Agustín y los recoletos primitivos estaban convencidos de que sin el auxilio de la gracia el esfuerzo humano resulta estéril. La convicción intelectual es insuficiente para abrazarse decididamente con el bien , la voluntad humana se resiste a arrostrar las angosturas del camino que a él conduce  y a sacrificar los bienes terrenos para adquirir la margarita del evangelio .

El recogimiento es aún más necesario. Es un presupuesto esencial del hombre interior. La reflexión, la contemplación, la inquisición, la búsqueda incesante y otras actitudes afines son imprescindibles para quienes aspiran a ser dueños de su vida y de sus destinos.

Las constituciones preconciliares lo tenían por el adorno más hermoso de las órdenes –præcipuum omnium ordinum regularium decus-. El Kempis lo comparaba al terreno fértil en que crece vigorosa la virtud: In silentio et quiete proficit anima devota.

Sin interioridad el hombre es pura superficialidad, sin consistencia interna, un ser siempre a la deriva, víctima de la emoción del momento, de la moda, de la voz que más grita o del viento que más sopla.

Séneca advirtió que la primera señal de un ánimo equilibrado es la capacidad de detenerse y permanecer en compañía de sí mismo: primum argumentum compositæ mentis existimo posse esse consistere et secum morari.

Agustín hizo suyo ese pensamiento y lo enriqueció con las célebres fórmulas en que resumió su teoría sobre la interioridad: Noli foras ire, in te ipsum redi, in interiore homine habitat veritas […]; transcende teipsum.
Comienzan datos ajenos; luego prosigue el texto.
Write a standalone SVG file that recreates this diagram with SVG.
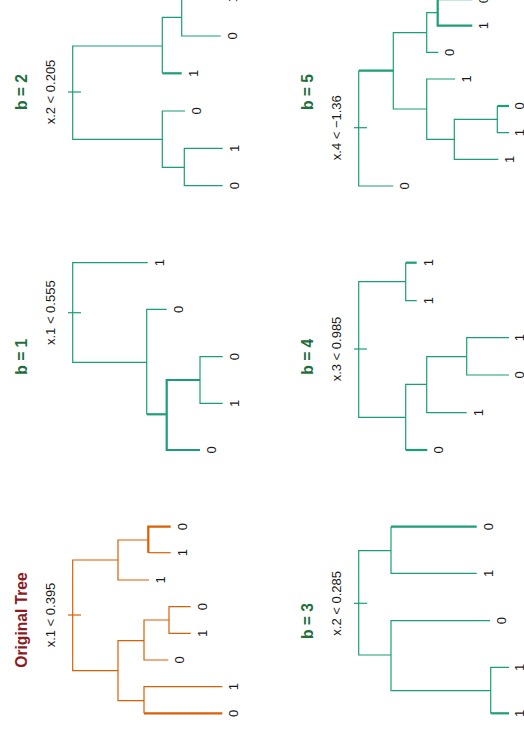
<svg xmlns="http://www.w3.org/2000/svg" width="524" height="734" viewBox="0 0 524 734">
<style>
  .o { fill: none; stroke: #D95F02; stroke-width: 1.2; }
  .g { fill: none; stroke: #1B9E77; stroke-width: 1.2; }
  .t { stroke-width: 2.2; }
  .lbl { font-family: "Liberation Sans", Arial, sans-serif; font-size: 13px; fill: #1a1a1a; text-anchor: middle; }
  .ttl { font-family: "Liberation Sans", Arial, sans-serif; font-size: 15.6px; font-weight: bold; text-anchor: middle; }
  .red { fill: #8C1B1F; }
  .grn { fill: #1F6E3C; }
</style>
<rect width="524" height="734" fill="#ffffff"/>

<g id="original-tree">
  <text class="ttl red" transform="translate(26.7,620) rotate(-90)">Original Tree</text>
  <text class="lbl" transform="translate(55,615) rotate(-90)">x.1 &lt; 0.395</text>
  <g id="original-connectors">
    <path class="o" d="M118,560 H72.7 V670.7 H118"/>
    <path class="o" d="M68,615 H81"/>
    <path class="o" d="M148.3,540 H118 V580 H149"/>
    <path class="o t" d="M170.7,526.7 H148.3 V552.7"/>
    <path class="o" d="M148.3,552.7 H170.7"/>
    <path class="o" d="M144,640.7 H118 V700.7 H144"/>
    <path class="o" d="M169,620 H144 V660 H168.3"/>
    <path class="o" d="M190.7,606.7 H169 V633.3 H190.7"/>
    <path class="o" d="M222.3,686.7 H144 V713.3"/>
    <path class="o t" d="M144,713.3 H222.3"/>
  </g>
  <g id="original-leaves">
    <text class="lbl" transform="translate(186.7,526.7) rotate(-90)">0</text>
    <text class="lbl" transform="translate(186.7,552.7) rotate(-90)">1</text>
    <text class="lbl" transform="translate(165,580) rotate(-90)">1</text>
    <text class="lbl" transform="translate(206.7,606.7) rotate(-90)">0</text>
    <text class="lbl" transform="translate(206.7,633.3) rotate(-90)">1</text>
    <text class="lbl" transform="translate(184.3,660) rotate(-90)">0</text>
    <text class="lbl" transform="translate(238.3,686.7) rotate(-90)">1</text>
    <text class="lbl" transform="translate(238.3,713.3) rotate(-90)">0</text>
  </g>
</g>

<g id="tree-b1">
  <text class="ttl grn" transform="translate(26.7,356.7) rotate(-90)">b = 1</text>
  <text class="lbl" transform="translate(55,312.7) rotate(-90)">x.1 &lt; 0.555</text>
  <g id="b1-connectors">
    <path class="g" d="M147.7,262.7 H72.7 V362.3 H146.7"/>
    <path class="g" d="M68,312.7 H81"/>
    <path class="g" d="M166.7,309.3 H146.7 V414.3"/>
    <path class="g t" d="M146.7,414.3 H166.7"/>
    <path class="g t" d="M200,380 H166.7 V450 H200"/>
    <path class="g" d="M222.7,356.7 H200 V403.3 H222.7"/>
  </g>
  <g id="b1-leaves">
    <text class="lbl" transform="translate(163.7,262.7) rotate(-90)">1</text>
    <text class="lbl" transform="translate(182.7,309.3) rotate(-90)">0</text>
    <text class="lbl" transform="translate(238.7,356.7) rotate(-90)">0</text>
    <text class="lbl" transform="translate(238.7,403.3) rotate(-90)">1</text>
    <text class="lbl" transform="translate(216,450) rotate(-90)">0</text>
  </g>
</g>

<g id="tree-b2">
  <text class="ttl grn" transform="translate(26.7,92) rotate(-90)">b = 2</text>
  <text class="lbl" transform="translate(55,92) rotate(-90)">x.2 &lt; 0.205</text>
  <g id="b2-connectors">
    <path class="g" d="M162.3,46 H72.7 V139.3 H162.3"/>
    <path class="g" d="M68,92 H81"/>
    <path class="g" d="M181.7,17.3 H162.3 V73.3"/>
    <path class="g t" d="M162.3,73.3 H181.7"/>
    <path class="g" d="M220.7,-1.4 H181.7 V36 H220.7"/>
    <path class="g" d="M185,111 H162.3 V167.3 H184.3"/>
    <path class="g" d="M222.7,148.3 H184.3 V185.7 H222.7"/>
  </g>
  <g id="b2-leaves">
    <text class="lbl" transform="translate(236.7,-1.4) rotate(-90)">1</text>
    <text class="lbl" transform="translate(236.7,36) rotate(-90)">0</text>
    <text class="lbl" transform="translate(197.7,73.3) rotate(-90)">1</text>
    <text class="lbl" transform="translate(201,111) rotate(-90)">0</text>
    <text class="lbl" transform="translate(238.7,148.3) rotate(-90)">1</text>
    <text class="lbl" transform="translate(238.7,185.7) rotate(-90)">0</text>
  </g>
</g>

<g id="tree-b5">
  <text class="ttl grn" transform="translate(312.7,92) rotate(-90)">b = 5</text>
  <text class="lbl" transform="translate(340.7,127.7) rotate(-90)">x.4 &lt; −1.36</text>
  <g id="b5-connectors">
    <path class="g t" d="M393.3,70.7 H358.7"/>
    <path class="g" d="M358.7,70.7 V186 H393.3"/>
    <path class="g" d="M354,127.7 H367"/>
    <path class="g" d="M426.7,32.7 H393.3 V109 H426.7"/>
    <path class="g" d="M437.7,12.7 H426.7 V52.3 H438.3"/>
    <path class="g" d="M472.3,-0.3 H437.7"/>
    <path class="g t" d="M437.7,-0.3 V25.7 H472.3"/>
    <path class="g" d="M455,79 H426.7 V139.3 H454.3"/>
    <path class="g" d="M497.3,119.3 H454.3 V159.3 H498.3"/>
    <path class="g t" d="M509,106 H497.3"/>
    <path class="g" d="M497.3,106 V132.7 H509"/>
  </g>
  <g id="b5-leaves">
    <text class="lbl" transform="translate(488.3,-0.3) rotate(-90)">0</text>
    <text class="lbl" transform="translate(488.3,25.7) rotate(-90)">1</text>
    <text class="lbl" transform="translate(454.3,52.3) rotate(-90)">0</text>
    <text class="lbl" transform="translate(471,79) rotate(-90)">1</text>
    <text class="lbl" transform="translate(524,106) rotate(-90)">0</text>
    <text class="lbl" transform="translate(524,132.7) rotate(-90)">1</text>
    <text class="lbl" transform="translate(513.5,159.3) rotate(-90)">1</text>
    <text class="lbl" transform="translate(409.3,186) rotate(-90)">0</text>
  </g>
</g>

<g id="tree-b4">
  <text class="ttl grn" transform="translate(312.7,356.7) rotate(-90)">b = 4</text>
  <text class="lbl" transform="translate(340.7,349) rotate(-90)">x.3 &lt; 0.985</text>
  <g id="b4-connectors">
    <path class="g" d="M405.7,281.7 H358.7 V417.3 H405.7"/>
    <path class="g" d="M354,349 H367"/>
    <path class="g t" d="M416.7,262.7 H405.7"/>
    <path class="g" d="M405.7,262.7 V300.7 H416.7"/>
    <path class="g" d="M426.7,384.3 H405.7 V450"/>
    <path class="g t" d="M405.7,450 H427.3"/>
    <path class="g" d="M466.7,356.7 H426.7 V412.7 H466.7"/>
    <path class="g" d="M509,337.7 H466.7 V375 H509"/>
  </g>
  <g id="b4-leaves">
    <text class="lbl" transform="translate(432.7,262.7) rotate(-90)">1</text>
    <text class="lbl" transform="translate(432.7,300.7) rotate(-90)">1</text>
    <text class="lbl" transform="translate(524,337.7) rotate(-90)">1</text>
    <text class="lbl" transform="translate(524,375) rotate(-90)">0</text>
    <text class="lbl" transform="translate(482.7,412.7) rotate(-90)">1</text>
    <text class="lbl" transform="translate(443.3,450) rotate(-90)">0</text>
  </g>
</g>

<g id="tree-b3">
  <text class="ttl grn" transform="translate(312.7,621) rotate(-90)">b = 3</text>
  <text class="lbl" transform="translate(340.7,603.3) rotate(-90)">x.2 &lt; 0.285</text>
  <g id="b3-connectors">
    <path class="g" d="M391,550.7 H358.7 V655 H391"/>
    <path class="g" d="M354,603.3 H367"/>
    <path class="g t" d="M476.7,526.7 H391"/>
    <path class="g" d="M391,526.7 V573.3 H476.7"/>
    <path class="g" d="M490,620.7 H391 V690.7 H490.7"/>
    <path class="g" d="M509,667.3 H490.7 V713.3"/>
    <path class="g t" d="M490.7,713.3 H509"/>
  </g>
  <g id="b3-leaves">
    <text class="lbl" transform="translate(492.7,526.7) rotate(-90)">0</text>
    <text class="lbl" transform="translate(492.7,573.3) rotate(-90)">1</text>
    <text class="lbl" transform="translate(506,620.7) rotate(-90)">0</text>
    <text class="lbl" transform="translate(524,667.3) rotate(-90)">1</text>
    <text class="lbl" transform="translate(524,713.3) rotate(-90)">1</text>
  </g>
</g>
</svg>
Sólo en nuestra recámara interior, decían los recoletos del siglo XVI, nos encontramos con nosotros mismos y llegamos a conocer la verdad.

Hoy, más que nunca, es necesario pararse a pensar, distanciarse de lo que nos rodea y nos aturde, si queremos reencontrarnos con nosotros mismos y encontrar al Dios que habita en nosotros: «Regresa primero a tu corazón, tú que andas desterrado y errante. ¿A dónde? Al Señor. […] Vuelve al corazón […]. Allí está la imagen de Dios. En el interior del hombre habita Cristo».